“The world of EJOs (Environmental Justice Organisations) has come to exist because of the many conflicts caused by the increase of social metabolism and global inequalities of power and income. These have resulted in injustices in access to natural resources and in the burdens of pollution. EJOs were not born from reading books but have produced their own books (and documentaries) as byproducts of their activism. The EJ movements respond to and express the conflicts that arise from the clash between economic growth and the environment as a source of livelihoods and as a site of cultural values.”
With that, 18 authors – most of them collaborators in EJOLT- conclude a peer reviewed paper on the nexus between science and activism. The paper was written by Joan Martinez-Alier, Isabelle Anguelovski, Patrick Bond, Daniela Del Bene, Federico Demaria, Julien-Francois Gerber, Lucie Greyl, Willi Haas, Hali Healy, Victoria Marín-Burgos, Godwin Ojo, Marcelo Firpo Porto, Leida Rijnhout, Beatriz Rodríguez-Labajos, Joachim Spangenberg, Leah Temper, Rikard Warlenius and Ivonne Yánez and has been published in the Journal of Political Ecology, vol 21: 19-60.

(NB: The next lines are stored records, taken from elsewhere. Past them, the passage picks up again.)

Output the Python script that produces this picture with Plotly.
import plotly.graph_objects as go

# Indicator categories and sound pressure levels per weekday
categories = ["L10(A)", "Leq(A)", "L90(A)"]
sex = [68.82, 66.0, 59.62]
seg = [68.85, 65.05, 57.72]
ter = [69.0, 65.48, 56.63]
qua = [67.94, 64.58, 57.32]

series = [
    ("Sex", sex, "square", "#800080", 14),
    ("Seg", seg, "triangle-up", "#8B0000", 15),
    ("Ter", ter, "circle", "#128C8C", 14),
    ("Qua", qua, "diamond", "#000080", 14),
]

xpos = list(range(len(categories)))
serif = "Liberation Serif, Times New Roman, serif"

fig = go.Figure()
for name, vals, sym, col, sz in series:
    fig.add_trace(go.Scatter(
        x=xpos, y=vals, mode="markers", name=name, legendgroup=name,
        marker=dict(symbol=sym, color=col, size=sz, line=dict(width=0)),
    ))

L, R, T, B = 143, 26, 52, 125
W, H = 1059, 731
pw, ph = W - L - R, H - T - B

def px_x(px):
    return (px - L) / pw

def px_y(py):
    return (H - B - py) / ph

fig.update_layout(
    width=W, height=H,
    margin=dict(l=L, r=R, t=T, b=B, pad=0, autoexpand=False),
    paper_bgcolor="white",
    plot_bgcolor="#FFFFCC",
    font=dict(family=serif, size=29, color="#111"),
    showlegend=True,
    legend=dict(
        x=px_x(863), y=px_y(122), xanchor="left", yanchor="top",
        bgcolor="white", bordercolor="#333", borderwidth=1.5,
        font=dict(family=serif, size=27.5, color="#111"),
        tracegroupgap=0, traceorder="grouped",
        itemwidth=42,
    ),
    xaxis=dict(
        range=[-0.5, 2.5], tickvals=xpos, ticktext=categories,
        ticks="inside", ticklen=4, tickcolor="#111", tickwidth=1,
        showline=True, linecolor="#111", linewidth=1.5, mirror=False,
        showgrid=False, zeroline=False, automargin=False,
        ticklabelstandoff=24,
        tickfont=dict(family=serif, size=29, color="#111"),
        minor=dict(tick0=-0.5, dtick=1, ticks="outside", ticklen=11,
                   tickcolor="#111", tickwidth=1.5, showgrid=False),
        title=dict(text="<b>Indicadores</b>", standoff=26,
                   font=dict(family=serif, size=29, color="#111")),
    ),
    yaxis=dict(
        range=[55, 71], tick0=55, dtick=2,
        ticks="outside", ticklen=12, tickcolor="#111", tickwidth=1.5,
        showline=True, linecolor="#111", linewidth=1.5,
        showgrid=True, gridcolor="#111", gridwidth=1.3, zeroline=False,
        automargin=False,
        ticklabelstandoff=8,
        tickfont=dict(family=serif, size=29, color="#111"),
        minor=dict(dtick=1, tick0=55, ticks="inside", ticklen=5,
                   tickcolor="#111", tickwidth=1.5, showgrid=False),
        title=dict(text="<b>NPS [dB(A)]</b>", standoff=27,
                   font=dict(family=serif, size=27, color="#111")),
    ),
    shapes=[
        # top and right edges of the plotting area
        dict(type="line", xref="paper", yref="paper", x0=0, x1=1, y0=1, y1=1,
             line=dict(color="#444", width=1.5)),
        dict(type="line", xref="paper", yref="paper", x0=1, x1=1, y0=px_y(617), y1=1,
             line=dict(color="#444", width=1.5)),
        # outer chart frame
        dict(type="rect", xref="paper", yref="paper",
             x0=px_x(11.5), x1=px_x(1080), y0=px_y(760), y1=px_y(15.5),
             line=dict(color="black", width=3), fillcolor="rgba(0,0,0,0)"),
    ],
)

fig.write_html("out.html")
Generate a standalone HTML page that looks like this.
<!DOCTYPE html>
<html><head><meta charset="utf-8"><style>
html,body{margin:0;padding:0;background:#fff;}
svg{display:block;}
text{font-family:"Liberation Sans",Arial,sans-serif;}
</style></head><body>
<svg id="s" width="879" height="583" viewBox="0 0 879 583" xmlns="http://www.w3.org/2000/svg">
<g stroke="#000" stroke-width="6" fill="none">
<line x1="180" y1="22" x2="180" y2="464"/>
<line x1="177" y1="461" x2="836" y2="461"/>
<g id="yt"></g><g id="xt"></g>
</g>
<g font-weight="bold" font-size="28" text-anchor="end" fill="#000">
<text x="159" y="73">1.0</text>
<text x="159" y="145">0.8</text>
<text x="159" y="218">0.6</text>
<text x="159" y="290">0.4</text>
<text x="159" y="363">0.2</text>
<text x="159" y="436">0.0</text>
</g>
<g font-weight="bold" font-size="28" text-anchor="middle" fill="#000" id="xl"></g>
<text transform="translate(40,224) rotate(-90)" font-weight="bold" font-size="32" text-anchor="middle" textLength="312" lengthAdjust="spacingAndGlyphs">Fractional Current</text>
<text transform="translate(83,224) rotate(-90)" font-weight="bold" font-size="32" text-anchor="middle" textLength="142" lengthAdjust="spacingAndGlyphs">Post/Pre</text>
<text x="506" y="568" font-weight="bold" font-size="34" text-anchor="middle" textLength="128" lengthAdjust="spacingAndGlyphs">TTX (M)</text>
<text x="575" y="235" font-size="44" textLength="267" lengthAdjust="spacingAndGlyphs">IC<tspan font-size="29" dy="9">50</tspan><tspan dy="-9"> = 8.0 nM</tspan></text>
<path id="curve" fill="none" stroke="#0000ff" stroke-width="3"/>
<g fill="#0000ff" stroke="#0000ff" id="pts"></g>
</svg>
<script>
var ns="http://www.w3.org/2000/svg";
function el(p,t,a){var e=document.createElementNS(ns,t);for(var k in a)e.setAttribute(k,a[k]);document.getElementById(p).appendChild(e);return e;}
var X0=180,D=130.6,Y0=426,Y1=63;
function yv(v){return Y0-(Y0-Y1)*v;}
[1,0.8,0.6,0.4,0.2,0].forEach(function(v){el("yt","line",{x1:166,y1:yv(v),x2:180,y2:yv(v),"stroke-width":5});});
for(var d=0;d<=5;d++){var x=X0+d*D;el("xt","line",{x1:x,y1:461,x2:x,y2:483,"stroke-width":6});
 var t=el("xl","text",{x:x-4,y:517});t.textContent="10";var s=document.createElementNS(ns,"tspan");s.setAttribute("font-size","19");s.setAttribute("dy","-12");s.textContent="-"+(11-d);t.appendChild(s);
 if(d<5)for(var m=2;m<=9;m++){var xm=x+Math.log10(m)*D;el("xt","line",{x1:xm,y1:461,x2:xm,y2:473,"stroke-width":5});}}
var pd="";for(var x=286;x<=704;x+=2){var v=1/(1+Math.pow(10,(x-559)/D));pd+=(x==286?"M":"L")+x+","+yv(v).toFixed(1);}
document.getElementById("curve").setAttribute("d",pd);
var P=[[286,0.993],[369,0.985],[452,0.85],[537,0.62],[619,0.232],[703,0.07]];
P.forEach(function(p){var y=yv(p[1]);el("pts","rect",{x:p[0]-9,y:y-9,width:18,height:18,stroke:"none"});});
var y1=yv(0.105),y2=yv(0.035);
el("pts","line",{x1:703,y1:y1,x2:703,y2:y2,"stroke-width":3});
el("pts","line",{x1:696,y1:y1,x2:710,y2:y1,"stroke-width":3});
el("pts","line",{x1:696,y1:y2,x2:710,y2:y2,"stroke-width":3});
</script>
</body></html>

In their own battles and strategy meetings since the early 1980s, EJOs (environmental justice organizations) and their networks have introduced several concepts to political ecology that have also been taken up by academics and policy makers. In this paper, we explain the contexts in which such notions have arisen, providing definitions of a wide array of concepts and slogans related to environmental inequities and sustainability, and explore the connections and relations between them. These concepts include: environmental justice, ecological debt, popular epidemiology, environmental racism, climate justice, environmentalism of the poor, water justice, biopiracy, food sovereignty, “green deserts”, “peasant agriculture cools downs the Earth”, land grabbing, Ogonization and Yasunization, resource caps, corporate accountability, ecocide, and indigenous territorial rights, among others. We examine how activists have coined these notions and built demands around them, and how academic research has in turn further applied them and supplied other related concepts, working in a mutually reinforcing way with EJOs. We argue that these processes and dynamics build an activist-led and co-produced social sustainability science, furthering both academic scholarship and activism on environmental justice.